Will quiet quitting solve the work-life balance, especially since it has emerged as one of the perpetual low-scoring subjects on employee engagement surveys? However, before we declare "quiet quitting" to be the antidote for all work-life balance issues, let's explore the fundamental "why" behind this phenomenon.

Firstly, people are seeing work as only one part of their much larger life and proactively defining how much they want to give to it. It could be due to a life phase or simply a personal choice. This may be a good thing as it creates a transparent environment between the organisation and the employee and enables an open dialogue between both parties. Hence, making this choice should be an active discussion, not a quiet move. However, to enable such an open discussion, companies need to create an inclusive culture based not only on policies but also trust; where employees can walk their chosen path and grow at their own pace without any judgement from the company, not just in terms of policy but also in practice. This is not easy!
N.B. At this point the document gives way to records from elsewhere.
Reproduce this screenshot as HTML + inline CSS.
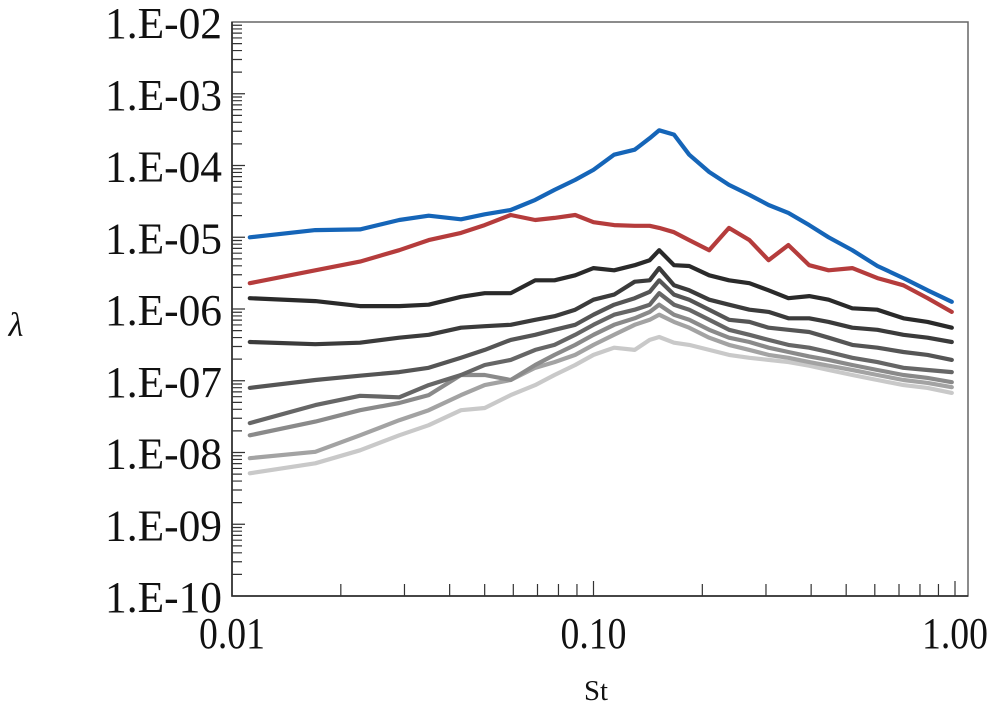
<!DOCTYPE html>
<html><head><meta charset="utf-8"><style>
html,body{margin:0;padding:0;background:#fff;}
svg{display:block;}
text{font-family:"Liberation Serif",serif;fill:#111;}
</style></head><body>
<svg id="chart" width="1004" height="720"></svg>
<script>
const stValues=[0.0112,0.017,0.0226,0.029,0.035,0.043,0.050,0.059,0.069,0.078,0.089,0.100,0.114,0.130,0.143,0.152,0.167,0.184,0.209,0.237,0.27,0.305,0.346,0.395,0.447,0.52,0.61,0.72,0.84,0.98];
const blueLog=[-5.00,-4.90,-4.89,-4.76,-4.70,-4.75,-4.68,-4.62,-4.48,-4.34,-4.20,-4.06,-3.85,-3.78,-3.62,-3.51,-3.57,-3.85,-4.09,-4.27,-4.41,-4.55,-4.66,-4.83,-5.00,-5.18,-5.40,-5.57,-5.74,-5.90];
const redLog=[-5.64,-5.46,-5.34,-5.18,-5.04,-4.94,-4.83,-4.69,-4.76,-4.73,-4.69,-4.79,-4.83,-4.84,-4.84,-4.87,-4.93,-5.04,-5.18,-4.87,-5.04,-5.32,-5.11,-5.39,-5.46,-5.43,-5.57,-5.67,-5.85,-6.04];
const gray1Log=[-5.85,-5.89,-5.96,-5.96,-5.94,-5.83,-5.78,-5.78,-5.60,-5.60,-5.53,-5.43,-5.46,-5.39,-5.32,-5.18,-5.39,-5.40,-5.53,-5.60,-5.64,-5.74,-5.85,-5.82,-5.87,-5.99,-6.01,-6.13,-6.18,-6.26];
const gray2Log=[-6.46,-6.49,-6.47,-6.40,-6.36,-6.26,-6.24,-6.22,-6.15,-6.10,-6.01,-5.87,-5.80,-5.62,-5.60,-5.43,-5.67,-5.74,-5.87,-5.94,-6.01,-6.04,-6.13,-6.13,-6.18,-6.26,-6.29,-6.36,-6.40,-6.46];
const gray3Log=[-7.10,-6.99,-6.93,-6.88,-6.82,-6.68,-6.57,-6.43,-6.36,-6.29,-6.22,-6.08,-5.94,-5.85,-5.76,-5.60,-5.80,-5.87,-6.01,-6.15,-6.18,-6.26,-6.29,-6.32,-6.40,-6.50,-6.54,-6.60,-6.64,-6.71];
const gray4Log=[-7.59,-7.34,-7.21,-7.23,-7.06,-6.92,-6.78,-6.71,-6.57,-6.50,-6.36,-6.22,-6.08,-6.01,-5.94,-5.78,-5.94,-6.01,-6.15,-6.29,-6.36,-6.43,-6.50,-6.54,-6.60,-6.68,-6.74,-6.82,-6.85,-6.88];
const gray5Log=[-7.76,-7.57,-7.41,-7.31,-7.20,-6.92,-6.92,-6.99,-6.78,-6.64,-6.50,-6.36,-6.22,-6.13,-6.04,-5.94,-6.08,-6.15,-6.29,-6.40,-6.46,-6.54,-6.60,-6.66,-6.71,-6.78,-6.85,-6.92,-6.96,-7.02];
const gray6Log=[-8.08,-7.99,-7.76,-7.55,-7.41,-7.20,-7.06,-6.99,-6.82,-6.74,-6.64,-6.50,-6.36,-6.22,-6.15,-6.08,-6.18,-6.26,-6.40,-6.50,-6.57,-6.64,-6.68,-6.74,-6.79,-6.85,-6.92,-6.99,-7.03,-7.09];
const gray7Log=[-8.29,-8.15,-7.97,-7.76,-7.62,-7.41,-7.38,-7.20,-7.06,-6.92,-6.78,-6.64,-6.54,-6.57,-6.43,-6.39,-6.47,-6.50,-6.57,-6.64,-6.68,-6.71,-6.74,-6.79,-6.85,-6.92,-6.99,-7.06,-7.10,-7.17];
const yTickLabels=["1.E-02","1.E-03","1.E-04","1.E-05","1.E-06","1.E-07","1.E-08","1.E-09","1.E-10"];
const xTickLabels=["0.01","0.10","1.00"];

const NS="http://www.w3.org/2000/svg";
const svg=document.getElementById('chart');
const L=232,R=955,T=22,B=596;
const xPx=v=>L+(R-L)*(Math.log10(v)+2)/2;
const yPx=lg=>T+(B-T)*(-2-lg)/8;
function mk(tag,attrs,parent){const e=document.createElementNS(NS,tag);for(const k in attrs)e.setAttribute(k,attrs[k]);(parent||svg).appendChild(e);return e;}

const frame=mk('path',{d:`M${L},${T}H${R+13}V${B}H${L}Z`,fill:'none',stroke:'#666','stroke-width':1.5});


const axes=mk('path',{d:`M${L},${T}V${B}H${R+13}`,fill:'none',stroke:'#222','stroke-width':1.5});



let yt='';
for(let d=0;d<8;d++){for(let m=1;m<10;m++){const lg=-10+d+Math.log10(m);const y=yPx(lg);yt+=`M${L},${y}h${m===1?13:10}`;}}
const yTicks=mk('path',{d:yt,stroke:'#333','stroke-width':1.2});


yTickLabels.forEach((s,i)=>{const t=mk('text',{x:222,y:yPx(-2-i)+16,'text-anchor':'end','font-size':44,textLength:117,lengthAdjust:'spacingAndGlyphs'});t.textContent=s;

});

let xt='';
for(let d=0;d<2;d++){for(let m=2;m<=10;m++){const x=xPx(Math.pow(10,-2+d)*m);xt+=`M${x},${B}v${m===10?-15:-12}`;}}
const xTicks=mk('path',{d:xt,stroke:'#333','stroke-width':1.2});


xTickLabels.forEach((s,i)=>{const t=mk('text',{x:xPx(Math.pow(10,-2+i))-33,y:648,'font-size':44,textLength:66,lengthAdjust:'spacingAndGlyphs'});t.textContent=s;

});

const xt2=mk('text',{x:596,y:700,'text-anchor':'middle','font-size':28,textLength:24,lengthAdjust:'spacingAndGlyphs'});xt2.textContent='St';


const yt2=mk('text',{x:16,y:336,'text-anchor':'middle','font-size':34,'font-style':'italic'});yt2.textContent='λ';



const series=[[gray7Log,'#c9c9c9'],[gray6Log,'#a3a3a3'],[gray5Log,'#8a8a8a'],[gray4Log,'#666666'],[gray3Log,'#555555'],[gray2Log,'#3b3b3b'],[gray1Log,'#2a2a2a'],[redLog,'#b53c3c'],[blueLog,'#1565b8']];
const names=['series-7','series-6','series-5','series-4','series-3','series-2','series-1','series-red','series-blue'];
series.forEach((s,i)=>{const d=s[0].map((v,j)=>(j?'L':'M')+xPx(stValues[j]).toFixed(1)+','+yPx(v).toFixed(1)).join('');
const p=mk('path',{d:d,fill:'none',stroke:s[1],'stroke-width':4.2,'stroke-linejoin':'round','stroke-linecap':'round'});

});
</script>
</body></html>
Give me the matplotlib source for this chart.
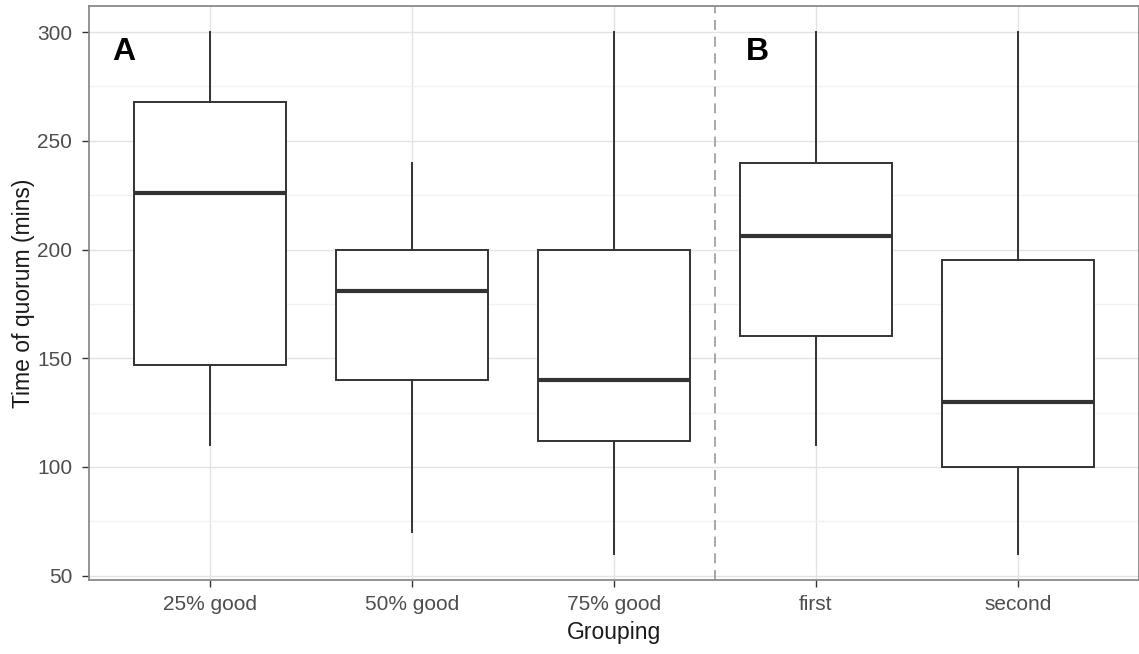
import matplotlib
matplotlib.use('Agg')
import matplotlib.pyplot as plt
from matplotlib.ticker import MultipleLocator

plt.rcParams['font.family'] = ['Liberation Sans', 'DejaVu Sans']

# boxplot summary values (minutes)
groups = ['25% good', '50% good', '75% good', 'first', 'second']
whislo = [110, 70, 60, 110, 60]
q1 = [147, 140, 112, 160, 100]
med = [226, 181, 140, 206, 130]
q3 = [268, 200, 200, 240, 195]
whishi = [300, 240, 300, 300, 300]
panel_tags = ['A', 'B']
panel_tag_x = [0.57, 3.71]
panel_tag_y = 291
split_at = 3.5

stats = []
for i in range(len(groups)):
    stats.append({'label': groups[i], 'whislo': whislo[i], 'q1': q1[i],
                  'med': med[i], 'q3': q3[i], 'whishi': whishi[i], 'fliers': []})

fig = plt.figure(figsize=(11.39, 6.54), dpi=100)
ax = fig.add_axes([89/1139, 1 - 580/654, 1 - 89/1139, 574/654])

line_col = '#333333'
ax.bxp(stats, positions=range(1, len(groups) + 1), widths=0.75,
       showcaps=False, patch_artist=True,
       boxprops=dict(facecolor='white', edgecolor=line_col, linewidth=1.4),
       medianprops=dict(color=line_col, linewidth=3),
       whiskerprops=dict(color=line_col, linewidth=1.4))

ax.set_xlim(0.4, 5.6)
ax.set_ylim(48, 312)
ax.yaxis.set_major_locator(MultipleLocator(50))
ax.yaxis.set_minor_locator(MultipleLocator(25))

ax.set_axisbelow(True)
ax.grid(True, which='major', color='#e3e3e3', linewidth=1)
ax.grid(True, which='minor', axis='y', color='#f2f2f2', linewidth=1)
ax.tick_params(which='minor', length=0)
ax.tick_params(which='major', length=5, width=1, color='#333333',
               labelcolor='#4d4d4d', labelsize=15)
ax.tick_params(axis='x', pad=5.5)
ax.tick_params(axis='y', pad=7)

for s in ax.spines.values():
    s.set_color('#8a8a8a')
    s.set_linewidth(1.3)

# dashed separator between the two panels
ax.axvline(split_at, color='#9a9a9a', linestyle=(0, (6, 4)), linewidth=1.2)

for tag, tx in zip(panel_tags, panel_tag_x):
    ax.text(tx, panel_tag_y, tag, fontsize=23, fontweight='bold',
            ha='center', va='center', color='black')

ax.set_xlabel('Grouping', fontsize=16.5, color='#1a1a1a', labelpad=5)
ax.set_ylabel('Time of quorum (mins)', fontsize=16.5, color='#1a1a1a', labelpad=1.5)

fig.savefig('out.png', dpi=100, facecolor='white')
As leaders, we need to increasingly view the relationship between employees and the organisation as an equal one. I believe that both millennials and Gen Z have vociferously expressed the point that management should respect their boundaries and understand that they “have a life” after work. They will not blindly subscribe to the traditional age-old values that their seniors believed in, such as worshipping work, working overtime, over-committing, and falling into the timeless organisational loyalty trap. On the contrary, they are bound to question everything about their organisations as well as employers. And this may not be a bad thing at all.

However, I often ponder whether quiet quitting is a ‘privileged outlook’. Is this phenomenon applicable to those who can afford to cut back work for lesser pay or those who have achieved what they set out to and don’t really need to prove anything anymore? But what about that section of under-represented, invisible, and disadvantaged individuals? Does quiet quitting as an option truly exist for them in a non ‘quiet’ way? Given our country's growing population, there will never be a dearth of hustlers or people who will never say no to work.

Another reason for quiet quitting is that employees do not seem to be engaged with their organisation. This could be due to multiple reasons such as the nature of work, relationship with the manager or leadership, belief in the organisational direction, limited career growth and development prospects. If most of your employees fall in this category, you should be worried, reflect on why this is happening and figure out the next steps to curb quiet quitting. In such a case, it may not be an employee’s choice but a result of the negative interaction between the employee and the organisation, which will most likely lead to attrition.

Quiet quitting is a great topic to discuss, write about and host conferences on. However, as leaders, it is important for us to recognize the shift in what employees are looking for today. We need to create workspaces that appreciate and accept people for who they are, what they want, and enable them to work based on how they want to design their lives. As with any element of organisational culture, this will be a journey of change with some resistance and the only way to drive it forward would be through leadership commitment. Quiet quitting (I wish there was a more positive term for it) will bring in a different kind of diversity with employees leading different working styles and hoping not to be judged but appreciated for their choices. This is not old wine in a new bottle, but a genuine shift in employee preferences that is here to stay.

The only caveat is that quitting should not happen in a ‘quiet’ way. Instead, employers should encourage a healthy dialogue with their employees and build a relationship of trust between the employee and the employer. Only then will your people remain more committed and productive than ever.